No pictures go into the copy. Write out exactly the lines below from the one containing "Write a Python" through the one containing "plt.rcParams['axes.unicode_minus'] = True".
▬▬▬▬▬▬
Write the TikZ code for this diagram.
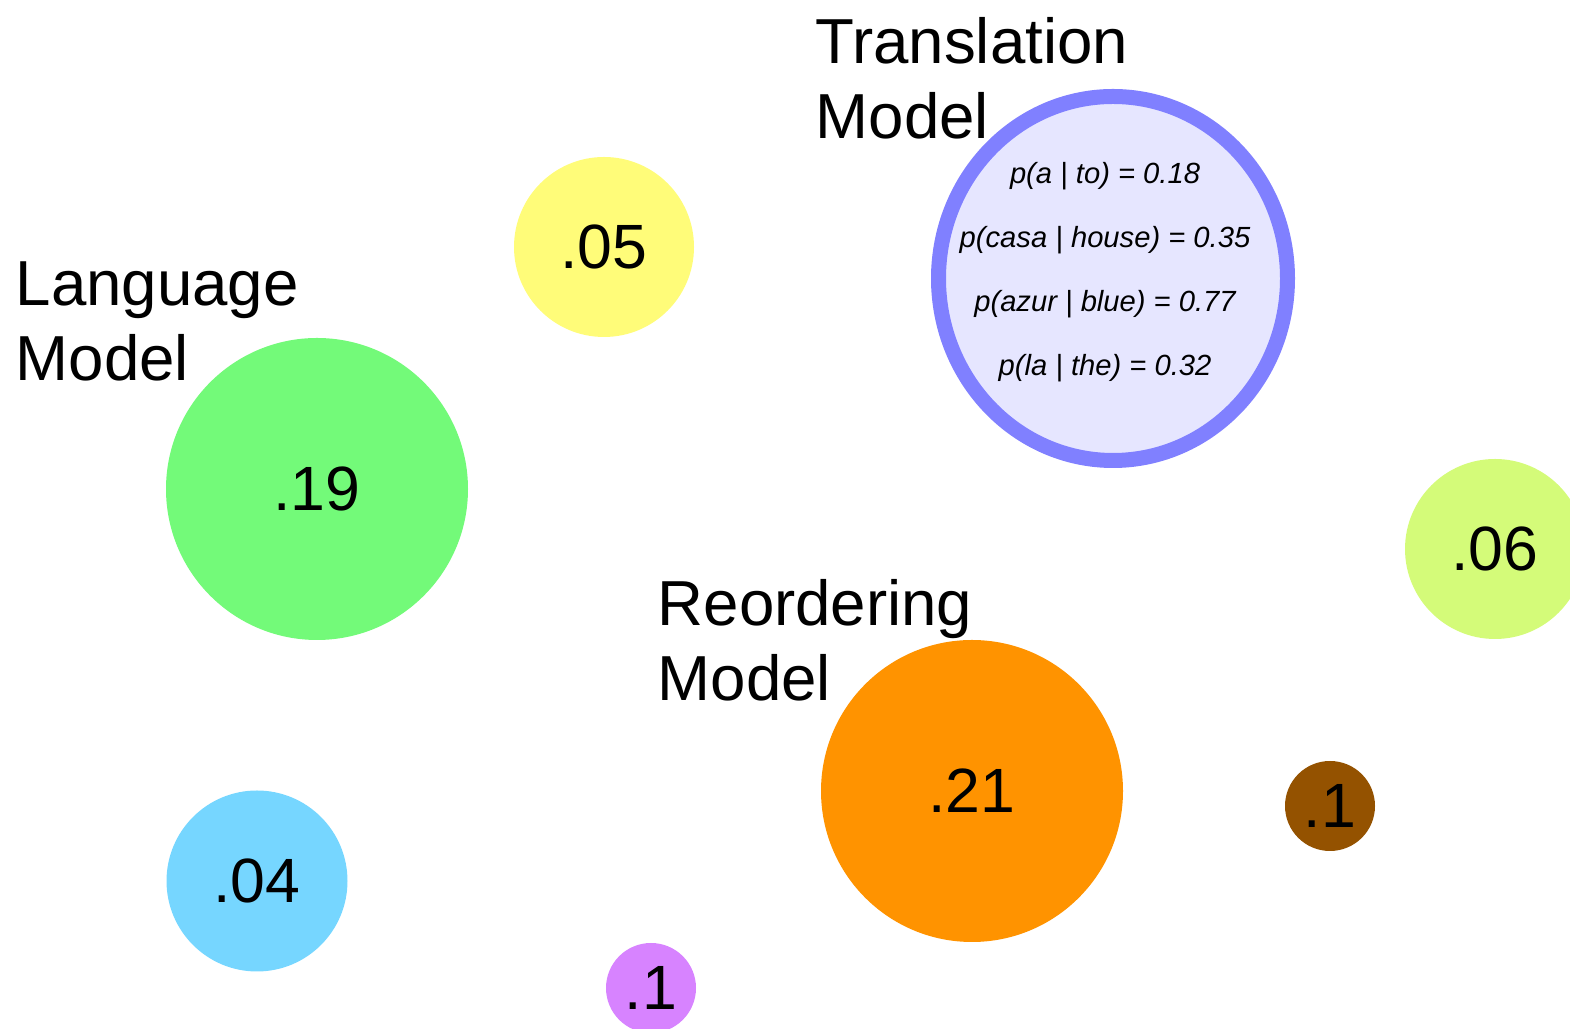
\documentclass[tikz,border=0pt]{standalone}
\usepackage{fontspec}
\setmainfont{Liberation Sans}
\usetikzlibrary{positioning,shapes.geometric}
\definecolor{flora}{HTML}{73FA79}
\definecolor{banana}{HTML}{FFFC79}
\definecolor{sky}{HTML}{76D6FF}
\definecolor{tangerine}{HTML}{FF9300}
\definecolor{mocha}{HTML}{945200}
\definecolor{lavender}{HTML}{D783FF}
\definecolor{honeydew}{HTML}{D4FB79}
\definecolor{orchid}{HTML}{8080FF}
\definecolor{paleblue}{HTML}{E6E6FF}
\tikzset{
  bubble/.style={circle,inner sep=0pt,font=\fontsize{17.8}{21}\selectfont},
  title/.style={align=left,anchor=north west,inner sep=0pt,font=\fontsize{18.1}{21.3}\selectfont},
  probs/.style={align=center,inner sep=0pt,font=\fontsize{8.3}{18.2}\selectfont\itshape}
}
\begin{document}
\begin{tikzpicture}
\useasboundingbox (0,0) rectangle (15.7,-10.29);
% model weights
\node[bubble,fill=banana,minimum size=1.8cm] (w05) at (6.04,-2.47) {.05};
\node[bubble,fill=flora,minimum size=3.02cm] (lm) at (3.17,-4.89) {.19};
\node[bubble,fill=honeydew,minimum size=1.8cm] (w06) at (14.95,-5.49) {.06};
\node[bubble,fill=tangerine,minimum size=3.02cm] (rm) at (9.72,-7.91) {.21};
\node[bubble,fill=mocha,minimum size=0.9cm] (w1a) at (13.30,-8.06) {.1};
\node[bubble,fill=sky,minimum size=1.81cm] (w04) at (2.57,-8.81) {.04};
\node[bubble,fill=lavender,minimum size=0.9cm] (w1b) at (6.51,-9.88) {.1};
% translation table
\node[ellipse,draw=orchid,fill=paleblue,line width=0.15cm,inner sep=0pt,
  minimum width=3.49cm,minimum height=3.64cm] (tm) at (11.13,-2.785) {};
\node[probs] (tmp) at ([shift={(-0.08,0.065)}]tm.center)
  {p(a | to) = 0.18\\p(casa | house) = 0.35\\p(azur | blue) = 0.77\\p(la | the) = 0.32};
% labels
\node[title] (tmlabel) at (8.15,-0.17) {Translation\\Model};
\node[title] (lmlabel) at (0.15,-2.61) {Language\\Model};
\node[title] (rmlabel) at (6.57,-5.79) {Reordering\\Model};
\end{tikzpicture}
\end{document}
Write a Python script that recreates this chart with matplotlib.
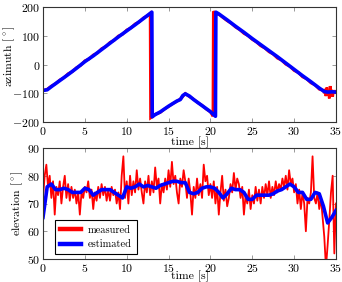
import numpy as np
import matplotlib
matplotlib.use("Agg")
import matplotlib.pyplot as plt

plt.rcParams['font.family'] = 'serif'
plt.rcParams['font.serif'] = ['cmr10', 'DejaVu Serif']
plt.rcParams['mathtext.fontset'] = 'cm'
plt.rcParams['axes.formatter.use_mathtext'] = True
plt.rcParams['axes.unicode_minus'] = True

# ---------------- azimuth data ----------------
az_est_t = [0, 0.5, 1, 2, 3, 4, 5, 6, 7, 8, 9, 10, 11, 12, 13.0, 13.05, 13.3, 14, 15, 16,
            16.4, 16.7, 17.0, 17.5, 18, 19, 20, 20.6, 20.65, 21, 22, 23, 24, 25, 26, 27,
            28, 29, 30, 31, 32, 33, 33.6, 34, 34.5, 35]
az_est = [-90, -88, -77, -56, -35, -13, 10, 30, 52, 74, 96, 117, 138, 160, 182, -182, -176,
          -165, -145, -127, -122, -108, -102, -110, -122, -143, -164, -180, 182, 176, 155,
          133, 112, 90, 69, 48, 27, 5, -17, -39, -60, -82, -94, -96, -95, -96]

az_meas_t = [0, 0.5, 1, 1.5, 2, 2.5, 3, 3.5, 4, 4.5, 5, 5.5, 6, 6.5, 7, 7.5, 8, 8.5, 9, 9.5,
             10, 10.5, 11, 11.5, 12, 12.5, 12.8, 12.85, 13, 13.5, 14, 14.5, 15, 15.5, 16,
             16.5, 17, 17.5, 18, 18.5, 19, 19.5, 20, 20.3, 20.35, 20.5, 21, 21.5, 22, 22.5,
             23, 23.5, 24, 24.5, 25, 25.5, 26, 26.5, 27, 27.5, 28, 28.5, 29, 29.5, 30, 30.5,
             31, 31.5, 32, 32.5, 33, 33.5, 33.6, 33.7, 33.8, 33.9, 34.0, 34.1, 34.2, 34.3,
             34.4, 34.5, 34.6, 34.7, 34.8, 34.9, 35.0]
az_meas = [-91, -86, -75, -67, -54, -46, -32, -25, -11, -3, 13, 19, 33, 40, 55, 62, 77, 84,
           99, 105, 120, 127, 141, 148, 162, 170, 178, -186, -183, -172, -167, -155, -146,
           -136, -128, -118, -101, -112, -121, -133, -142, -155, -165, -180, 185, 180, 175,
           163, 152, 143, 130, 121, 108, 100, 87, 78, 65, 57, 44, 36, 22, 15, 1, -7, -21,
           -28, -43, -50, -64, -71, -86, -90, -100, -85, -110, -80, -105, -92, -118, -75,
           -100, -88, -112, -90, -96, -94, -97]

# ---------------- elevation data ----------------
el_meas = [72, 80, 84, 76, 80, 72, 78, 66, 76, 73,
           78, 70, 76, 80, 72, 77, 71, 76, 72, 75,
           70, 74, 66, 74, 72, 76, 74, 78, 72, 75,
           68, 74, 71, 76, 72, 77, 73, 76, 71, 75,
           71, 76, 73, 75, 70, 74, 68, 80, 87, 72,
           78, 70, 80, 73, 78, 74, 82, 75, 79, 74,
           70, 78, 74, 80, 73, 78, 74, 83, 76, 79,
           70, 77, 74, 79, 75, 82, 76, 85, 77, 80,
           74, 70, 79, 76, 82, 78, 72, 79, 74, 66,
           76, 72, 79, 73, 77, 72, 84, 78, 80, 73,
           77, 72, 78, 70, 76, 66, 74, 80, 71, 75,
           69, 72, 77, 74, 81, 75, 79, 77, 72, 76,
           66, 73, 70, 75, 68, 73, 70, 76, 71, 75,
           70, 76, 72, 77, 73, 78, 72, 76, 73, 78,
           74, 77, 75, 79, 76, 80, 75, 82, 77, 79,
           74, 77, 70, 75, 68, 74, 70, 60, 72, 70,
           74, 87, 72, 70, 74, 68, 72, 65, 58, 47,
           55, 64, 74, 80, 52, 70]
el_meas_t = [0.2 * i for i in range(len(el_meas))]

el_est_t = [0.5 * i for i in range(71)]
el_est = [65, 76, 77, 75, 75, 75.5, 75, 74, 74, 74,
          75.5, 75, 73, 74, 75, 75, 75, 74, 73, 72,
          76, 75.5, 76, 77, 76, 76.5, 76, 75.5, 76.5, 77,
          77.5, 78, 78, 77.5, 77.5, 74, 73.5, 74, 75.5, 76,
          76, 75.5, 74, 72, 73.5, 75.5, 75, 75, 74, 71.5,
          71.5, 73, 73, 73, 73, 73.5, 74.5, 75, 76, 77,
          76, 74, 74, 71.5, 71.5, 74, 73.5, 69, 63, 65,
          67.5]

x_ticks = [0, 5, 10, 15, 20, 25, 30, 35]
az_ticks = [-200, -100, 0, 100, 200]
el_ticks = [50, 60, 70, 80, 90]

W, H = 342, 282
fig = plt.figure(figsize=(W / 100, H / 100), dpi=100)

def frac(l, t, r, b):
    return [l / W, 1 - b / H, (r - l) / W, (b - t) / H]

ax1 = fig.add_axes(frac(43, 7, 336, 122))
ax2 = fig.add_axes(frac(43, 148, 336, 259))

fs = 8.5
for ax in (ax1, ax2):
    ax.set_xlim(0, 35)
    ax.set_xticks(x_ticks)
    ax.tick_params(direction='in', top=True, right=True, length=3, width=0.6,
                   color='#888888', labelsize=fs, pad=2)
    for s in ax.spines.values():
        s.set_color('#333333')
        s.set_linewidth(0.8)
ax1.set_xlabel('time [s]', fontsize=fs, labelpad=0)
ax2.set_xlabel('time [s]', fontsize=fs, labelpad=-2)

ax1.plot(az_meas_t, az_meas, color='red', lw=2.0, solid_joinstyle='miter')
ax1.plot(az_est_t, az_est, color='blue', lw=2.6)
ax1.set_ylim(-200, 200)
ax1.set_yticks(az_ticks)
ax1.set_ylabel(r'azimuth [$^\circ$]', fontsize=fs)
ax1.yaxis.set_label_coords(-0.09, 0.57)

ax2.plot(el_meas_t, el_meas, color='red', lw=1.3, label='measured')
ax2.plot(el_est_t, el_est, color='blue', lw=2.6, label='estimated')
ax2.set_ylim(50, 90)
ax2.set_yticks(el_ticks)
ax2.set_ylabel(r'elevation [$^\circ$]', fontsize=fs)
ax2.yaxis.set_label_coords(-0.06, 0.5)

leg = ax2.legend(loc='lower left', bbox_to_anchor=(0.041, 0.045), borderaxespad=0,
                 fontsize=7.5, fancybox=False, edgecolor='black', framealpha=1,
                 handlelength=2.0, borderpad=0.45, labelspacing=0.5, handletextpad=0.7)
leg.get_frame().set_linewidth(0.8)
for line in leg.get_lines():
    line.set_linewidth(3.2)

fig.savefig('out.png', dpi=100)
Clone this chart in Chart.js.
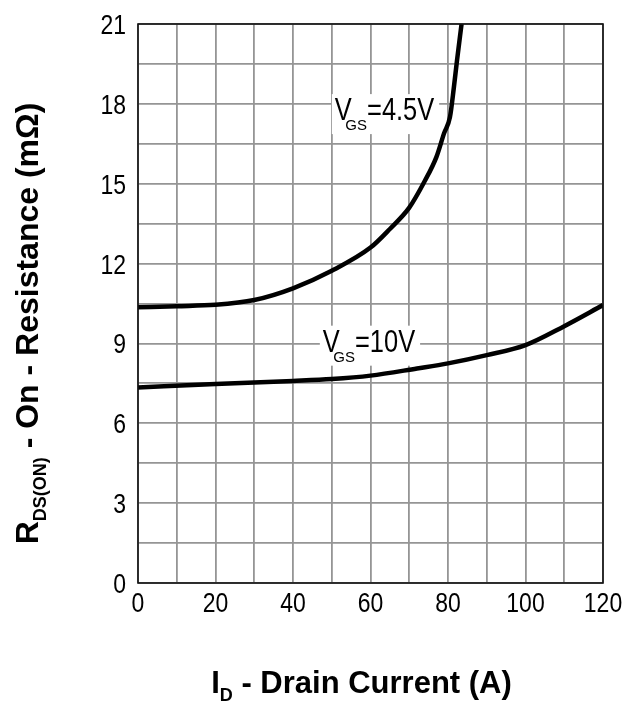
▬▬▬▬▬▬
Result for this exercise —
Write a Python script that recreates this chart with matplotlib.
import numpy as np
import matplotlib
matplotlib.use("Agg")
import matplotlib.pyplot as plt

plt.rcParams['font.family'] = 'serif'
plt.rcParams['font.serif'] = ['cmr10', 'DejaVu Serif']
plt.rcParams['mathtext.fontset'] = 'cm'
plt.rcParams['axes.formatter.use_mathtext'] = True
plt.rcParams['axes.unicode_minus'] = True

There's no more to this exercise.